> **Short problem**
Check each line of the listing, and copy it if it contains the word "chart".

> **Dataset excerpt**
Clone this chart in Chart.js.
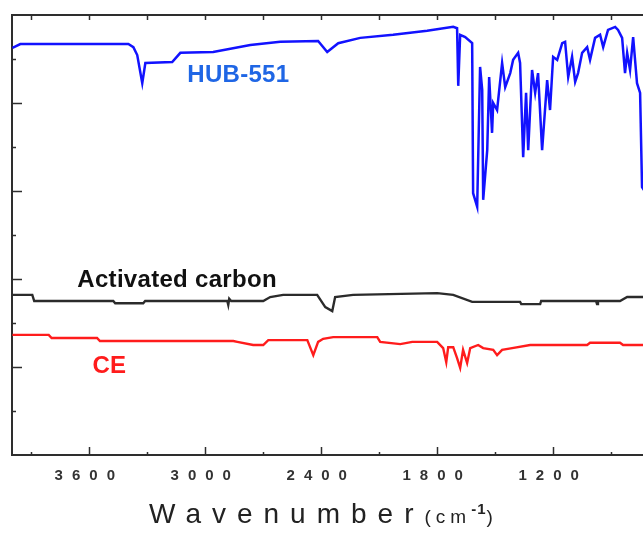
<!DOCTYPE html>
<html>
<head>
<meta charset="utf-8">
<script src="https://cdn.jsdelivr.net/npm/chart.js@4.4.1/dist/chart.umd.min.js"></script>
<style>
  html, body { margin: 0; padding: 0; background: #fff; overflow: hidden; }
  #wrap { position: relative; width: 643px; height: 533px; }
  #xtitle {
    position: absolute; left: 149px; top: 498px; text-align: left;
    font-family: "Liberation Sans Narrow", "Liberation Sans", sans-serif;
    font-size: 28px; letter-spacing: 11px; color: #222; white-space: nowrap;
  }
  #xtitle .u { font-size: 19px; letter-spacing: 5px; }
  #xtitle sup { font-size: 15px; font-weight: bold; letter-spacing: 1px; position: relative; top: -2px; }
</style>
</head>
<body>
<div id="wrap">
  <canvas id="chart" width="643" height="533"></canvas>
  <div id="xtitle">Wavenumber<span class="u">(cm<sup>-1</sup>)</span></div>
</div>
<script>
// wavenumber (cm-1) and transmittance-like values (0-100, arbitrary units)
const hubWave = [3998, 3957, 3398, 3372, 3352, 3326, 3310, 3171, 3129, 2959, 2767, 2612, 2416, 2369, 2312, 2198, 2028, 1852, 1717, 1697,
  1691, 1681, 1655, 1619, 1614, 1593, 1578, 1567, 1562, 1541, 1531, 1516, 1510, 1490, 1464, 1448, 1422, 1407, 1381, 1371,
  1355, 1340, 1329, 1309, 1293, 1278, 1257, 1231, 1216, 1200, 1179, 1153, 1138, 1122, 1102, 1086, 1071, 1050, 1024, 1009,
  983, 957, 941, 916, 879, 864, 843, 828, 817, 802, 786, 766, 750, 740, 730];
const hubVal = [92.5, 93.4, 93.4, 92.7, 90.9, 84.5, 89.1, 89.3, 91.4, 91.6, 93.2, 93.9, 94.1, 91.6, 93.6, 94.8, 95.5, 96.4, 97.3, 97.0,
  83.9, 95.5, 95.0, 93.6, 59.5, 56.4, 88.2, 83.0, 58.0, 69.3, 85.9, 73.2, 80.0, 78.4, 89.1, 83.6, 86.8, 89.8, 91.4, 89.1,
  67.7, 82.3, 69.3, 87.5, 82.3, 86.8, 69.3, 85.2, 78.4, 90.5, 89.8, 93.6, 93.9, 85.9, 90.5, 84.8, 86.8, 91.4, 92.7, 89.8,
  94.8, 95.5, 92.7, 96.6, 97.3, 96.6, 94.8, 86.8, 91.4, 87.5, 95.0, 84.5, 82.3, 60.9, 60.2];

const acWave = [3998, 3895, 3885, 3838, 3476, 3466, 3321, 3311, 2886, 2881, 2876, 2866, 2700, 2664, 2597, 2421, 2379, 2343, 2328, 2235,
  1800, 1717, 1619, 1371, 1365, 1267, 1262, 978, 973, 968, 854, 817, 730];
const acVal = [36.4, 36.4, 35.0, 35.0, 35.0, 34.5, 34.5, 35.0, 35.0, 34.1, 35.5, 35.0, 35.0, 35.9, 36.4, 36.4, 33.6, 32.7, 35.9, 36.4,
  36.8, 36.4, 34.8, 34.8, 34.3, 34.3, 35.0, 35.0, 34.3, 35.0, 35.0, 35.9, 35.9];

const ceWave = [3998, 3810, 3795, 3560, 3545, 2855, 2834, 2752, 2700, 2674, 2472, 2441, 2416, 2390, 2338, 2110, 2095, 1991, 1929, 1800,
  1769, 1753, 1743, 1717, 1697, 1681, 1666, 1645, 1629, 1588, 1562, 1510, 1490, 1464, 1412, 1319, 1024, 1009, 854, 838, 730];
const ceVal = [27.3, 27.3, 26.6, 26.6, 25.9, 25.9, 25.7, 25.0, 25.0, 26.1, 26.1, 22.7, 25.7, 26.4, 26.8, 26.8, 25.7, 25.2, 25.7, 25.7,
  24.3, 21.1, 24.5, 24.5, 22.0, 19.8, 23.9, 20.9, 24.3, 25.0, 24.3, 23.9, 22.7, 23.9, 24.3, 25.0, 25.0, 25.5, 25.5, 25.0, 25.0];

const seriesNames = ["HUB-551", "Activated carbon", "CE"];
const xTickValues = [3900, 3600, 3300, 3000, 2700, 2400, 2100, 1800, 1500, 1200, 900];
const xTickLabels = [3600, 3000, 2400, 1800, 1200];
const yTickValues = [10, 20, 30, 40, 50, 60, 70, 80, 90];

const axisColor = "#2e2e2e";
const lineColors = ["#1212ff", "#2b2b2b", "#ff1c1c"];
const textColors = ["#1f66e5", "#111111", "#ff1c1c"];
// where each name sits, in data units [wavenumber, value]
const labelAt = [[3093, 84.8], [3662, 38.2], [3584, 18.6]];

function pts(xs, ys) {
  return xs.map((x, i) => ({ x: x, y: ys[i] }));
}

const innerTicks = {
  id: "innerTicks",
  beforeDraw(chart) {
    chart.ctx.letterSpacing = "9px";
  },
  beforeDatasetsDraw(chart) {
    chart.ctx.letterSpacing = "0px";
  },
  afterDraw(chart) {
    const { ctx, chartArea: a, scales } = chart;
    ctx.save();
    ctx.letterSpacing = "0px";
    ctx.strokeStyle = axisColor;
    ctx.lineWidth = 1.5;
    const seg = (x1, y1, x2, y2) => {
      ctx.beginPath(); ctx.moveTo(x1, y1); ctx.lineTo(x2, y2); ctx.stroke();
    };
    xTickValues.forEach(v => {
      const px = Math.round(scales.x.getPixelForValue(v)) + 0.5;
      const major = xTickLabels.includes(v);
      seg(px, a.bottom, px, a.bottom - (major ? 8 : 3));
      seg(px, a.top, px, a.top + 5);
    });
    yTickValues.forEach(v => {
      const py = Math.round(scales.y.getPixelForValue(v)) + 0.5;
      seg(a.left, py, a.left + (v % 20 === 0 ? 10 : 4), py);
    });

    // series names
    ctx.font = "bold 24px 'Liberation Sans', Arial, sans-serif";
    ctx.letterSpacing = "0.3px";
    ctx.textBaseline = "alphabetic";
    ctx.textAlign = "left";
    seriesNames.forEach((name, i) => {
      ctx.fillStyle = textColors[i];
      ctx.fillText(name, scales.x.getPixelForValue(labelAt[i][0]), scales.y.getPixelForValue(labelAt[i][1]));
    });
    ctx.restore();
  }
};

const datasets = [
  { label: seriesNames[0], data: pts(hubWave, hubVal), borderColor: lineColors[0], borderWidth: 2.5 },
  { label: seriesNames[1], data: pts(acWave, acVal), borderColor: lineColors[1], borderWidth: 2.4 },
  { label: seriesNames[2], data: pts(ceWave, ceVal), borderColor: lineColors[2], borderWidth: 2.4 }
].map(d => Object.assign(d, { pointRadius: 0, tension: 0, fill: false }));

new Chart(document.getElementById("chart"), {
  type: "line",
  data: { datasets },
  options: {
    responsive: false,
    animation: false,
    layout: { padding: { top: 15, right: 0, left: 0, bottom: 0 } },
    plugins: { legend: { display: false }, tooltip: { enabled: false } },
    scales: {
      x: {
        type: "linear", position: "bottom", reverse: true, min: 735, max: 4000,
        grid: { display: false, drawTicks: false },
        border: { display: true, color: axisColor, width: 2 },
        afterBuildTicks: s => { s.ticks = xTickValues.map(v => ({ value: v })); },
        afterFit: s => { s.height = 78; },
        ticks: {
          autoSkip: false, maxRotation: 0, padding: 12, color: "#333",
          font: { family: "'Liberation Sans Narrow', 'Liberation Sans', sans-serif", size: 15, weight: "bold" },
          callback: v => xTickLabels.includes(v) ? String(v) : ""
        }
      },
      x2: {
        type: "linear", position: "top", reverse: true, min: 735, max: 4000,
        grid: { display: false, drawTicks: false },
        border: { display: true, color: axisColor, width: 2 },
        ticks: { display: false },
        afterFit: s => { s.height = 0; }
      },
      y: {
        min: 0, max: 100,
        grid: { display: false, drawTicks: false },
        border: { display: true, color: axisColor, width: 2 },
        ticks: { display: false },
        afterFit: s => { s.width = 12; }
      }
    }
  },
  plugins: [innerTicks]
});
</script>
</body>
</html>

> **Output**
Clone this chart in Chart.js.
<script src="https://cdn.jsdelivr.net/npm/chart.js@4.4.1/dist/chart.umd.min.js"></script>
  <canvas id="chart" width="643" height="533"></canvas>
  beforeDraw(chart) {
    chart.ctx.letterSpacing = "9px";
  beforeDatasetsDraw(chart) {
    chart.ctx.letterSpacing = "0px";
  afterDraw(chart) {
    const { ctx, chartArea: a, scales } = chart;
new Chart(document.getElementById("chart"), {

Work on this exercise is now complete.